When American forces came to be stationed in the Six Counties, a lucrative cigarette smuggling campaign was soon underway. But these were American cigarettes, made with scented tobacco, and not to be compared with the real tobacco in pre-war Players, Gold Flake, Sweet Afton, and Woodbines. And they had funny names. Chesterfield was one.

"Sure I might as well have taken the chesterfield out of the parlour and smoked it," was one smoker's reaction.

Black Cat was another brand of cigarette, and wherever it came from, it should have stayed there.

This was suffering on a grand scale.

Nuts. There was a nutwood way up at the top of the Ballinacarrick road, to the left beyond Jimmy Breslin's farm. Jimmy was always known as the Laird of Ballinacarrick. His nephew, Teddy McShea, was one of my school chums.

My uncle used to fill sacks with the hazel nuts from that wood, usually before they were ripe, and stacked them in the gateway below our house. Sometimes they didn't ripen, sometimes they did and were a welcome addition to our fare.

There were other shortages. Petrol was one of them. Only doctors could depend on a proper ration. If you heard a motor engine on the street, it was likely to be Dr. Gordon, Dr. Daly, or one of the Sligo to Donegal buses passing by.

That was an amazing thing about life in a country town during "The Emergency", the absence of noise, because of the absence of motor traffic, because of the shortage of petrol. You could almost tell the time of day by the clatter of a horse's hooves pulling the mail dray to and from the G.N.R. station twice a day.

Everyone walked, or cycled. It was quiet, eerily quiet, and at night the silence of the tomb.

I remember walking through Bundoran on one occasion, in mid-winter, in the witching hours of the night, and not seeing or hearing man, woman, child, dog, or cat. And the same coming back through the Purt of Ballyshannon. Even the light at the sentry post outside the gates of Finner Camp showed an empty hut, no sentry to be seen. The experience in no way equalled Wordsworth's "Upon Westminster Bridge", captured in the final lines:

"Dear God, the very houses seem asleep;
And all that mighty heart is lying still!"
"Mighty heart" might be a bit much, applied to my midnight ramble in southwest Donegal, but there you have it!

When hostilities ceased, "The Emergency" continued, and it took two years for a semblance of normalcy to return to the food and drink front. I shall never forget the look in the eyes of one old St. Eunan's colleague on seeing, for the first time in years, "Turkish Delight" candy in a little shop in Letterkenny. It had been his favourite sweet. His name, too, was Ward, Johnny P. Ward, son of the then County Registrar.

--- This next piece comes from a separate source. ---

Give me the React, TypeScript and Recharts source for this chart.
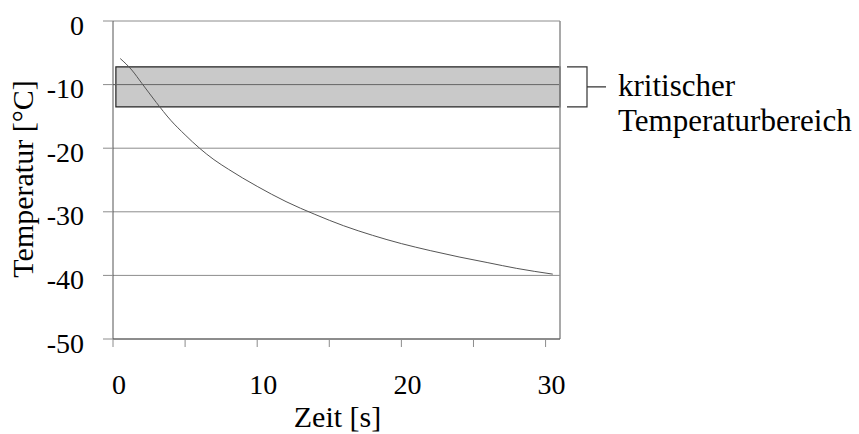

He also became a solicitor, practising in later years from Donegal Town.

Throughout "The Emergency" a steady stream of emigrants left the country, some to serve with the Allied Forces, some to work in English airplane or munitions factories. An echo of the horrors mentioned in this tale of Guinness, bread, and tea, is retained in an old parody sung by many of our departing brothers and sisters of the era:

"Bless them all,
Bless them all,
The long and the short and the tall,
Bless de Valera
And Sean MacEntee,
To hell with their black bread
And half ounce of tea!
For we're saying
Goodbye to them all.... " cetera, et cetera, et cetera.

Neutrality, for all its success, and it was an undoubted success, exacted its toll in more ways than one.